I am obliged to the right hon. Gentleman. That is why I put manpower in front of defence, as I understand that it is not weapons so much as manpower which the Opposition wish to discuss. No doubt we can discuss the question of defence through the usual channels. In principle, I am certainly not against that discussion taking place in the autumn, or the other matters that the right hon. Gentleman mentioned.

Mr. Shinwell

May I ask the right hon. Gentleman one or two questions, one about a matter to which the right hon. Gentleman has just made reference? Is it clearly understood, that, within the terms of the Motion on Tuesday, the subject of defence can be considered in addition to the subject of manpower, but that it will be difficult to dissociate the two questions? Does the right hon. Gentleman understand that? Further, is is clearly understood that we cannot be precluded from debating defence? Finally, I want to ask the right hon. Gentleman whether, in connection with his announcement that the House will be in recess until Tuesday, 23rd October, that means that the Recess this year will actually be longer than it was last year? If so, is that advisable in the circumstances?

The Prime Minister

The range of the debate on Tuesday depends upon the Motion which will be tabled by the Opposition. I have no responsibility in the matter except to arrange for the Opposition's time, and they then table what Motion they like. Perhaps the right hon. Gentleman will have telegraphic exchanges with the two benches in front of him and come to any conclusions he likes. As far as we are concerned, it is entirely a matter for the Opposition to decide what the terms of the Motion are and for you, Mr. Speaker, to say what comes within the rules of order. That is just one of those things with which, fortunately, the Government have nothing whatever to do. On the question of the Recess, I should like to reassure the right hon. Gentleman that it will be a week shorter this time than it was last year.

Sir I. Fraser

My right hon. Friend has announced the date of the Committee stage and Third Reading of the Consolidated Fund (Appropriation) Bill for Wednesday and has indicated three subjects which may be given a kind of preference. You, Mr. Speaker, in answer to the hon. Gentleman the Member for Stoke-on-Trent, South (Mr. Ellis Smith) have, perhaps, given him reason for hoping that he will catch your eye that day. May I ask you whether it is not the custom of the House that there should be a free opportunity for all who wish, so far as is reasonable, to debate any matter which comes into their minds without necessarily being restricted by the Leader of the House or by any predilection for any particular Members?

Mr. Speaker

What the hon. Member says is quite right. In the debate on the Consolidated Fund Bill any matters of ministerial responsibility, within the rules applying to Supply, are debatable, as far as I am concerned; but it has been customary, of course, over a large number of years now, for both sides of the House to indicate which subjects they want to discuss. But these are matters of party arrangement and are nothing to do with the rules of order or with my responsibility.

Mr. J. Hynd

It will probably have been brought to the Prime Minister's attention that there are at least two Motions on the Order Paper dealing with a common market in Western Europe, in one case signed by nearly 90 members of his own party and 70 or 75 Members of the Opposition. Do I understand that, in spite of that fact, we are not to have an opportunity of debating this very important matter before the Recess?

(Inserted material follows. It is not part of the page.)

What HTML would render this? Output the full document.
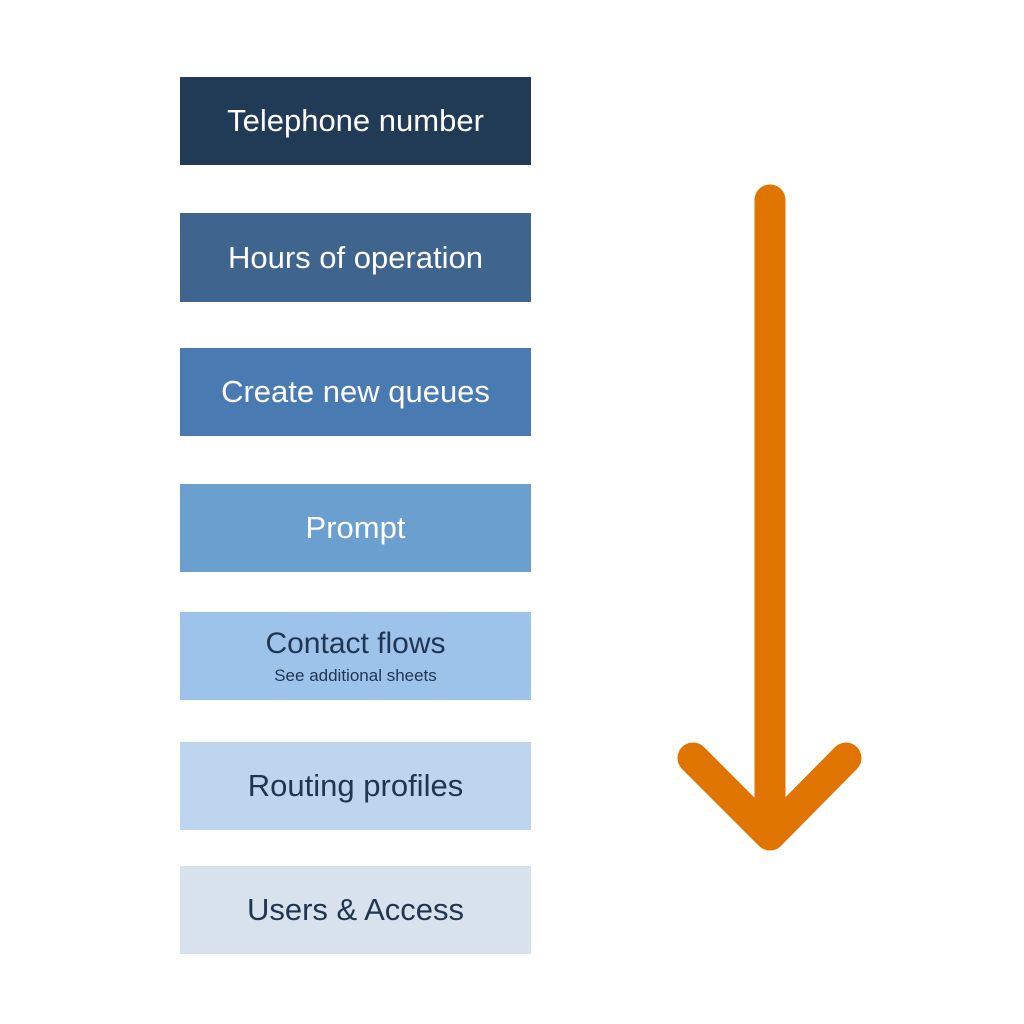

[That this House expresses agreement in principle on the establishment by stages of a common market in Western Europe and urges Her Majesty's Government to accept the invitation to participate in the negotiations currently taking place on the subject between the representatives of Belgium, France, the Federal Republic of Germany, Italy, and the Netherlands, with a view to ensuring that if, or when, any treaty is signed the way will be open for British participation in the common market on an acceptable basis and in accordance with the interests of the Commonwealth and Empire.]

[That this House, while recognising that there would be both advantages and disadvantages for this country in membership of the proposed common market, and that it would be necessary for the United Kingdom, as for each other country, to seek appropriate compensating concessions for the risks and sacrifices involved (such as Imperial Preference), nonetheless urges Her Majesty's Government to accept the invitation to participate in the negotiations among the other six member countries of Western European Union and endeavour to negotiate arrangements which would make it possible for the United Kingdom to participate in the advance towards a common market without detriment to the interests of the Commonwealth.]

The Prime Minister

I think that the matter was referred to in the recent foreign affairs debate. In any event, we could not give time, obviously, before the House rises next week.

Mr. Holt

May I ask the right hon. Gentleman whether we are to have an opportunity of debating the Herbert Report on the electricity supply industry before the end of the Session?

The Prime Minister

I am dealing only with next week's business. That is a matter which could be discussed.

Mr. Lewis

Does the Prime Minister recollect making a speech a week or so ago in which he said that he and the Government wanted to set an example to the country—it was on the question of Members' salaries? Is he aware that people generally believe, whether we here believe it or not, that the House has far too long Recesses? Would he consider this and set an example to the country?

The Prime Minister

I have looked carefully into the figures concerning Recesses. The coming Recess bears an average to what has been done over a considerable number of years.

Mr. Lewis

The Prime Minister should set a new example.

The Prime Minister

I think we have a responsibility to explain to the country that we have other duties in addition to those actually carried out here in Parliament, and that the sense of Parliament should be that we must allow ourselves time for their proper discharge.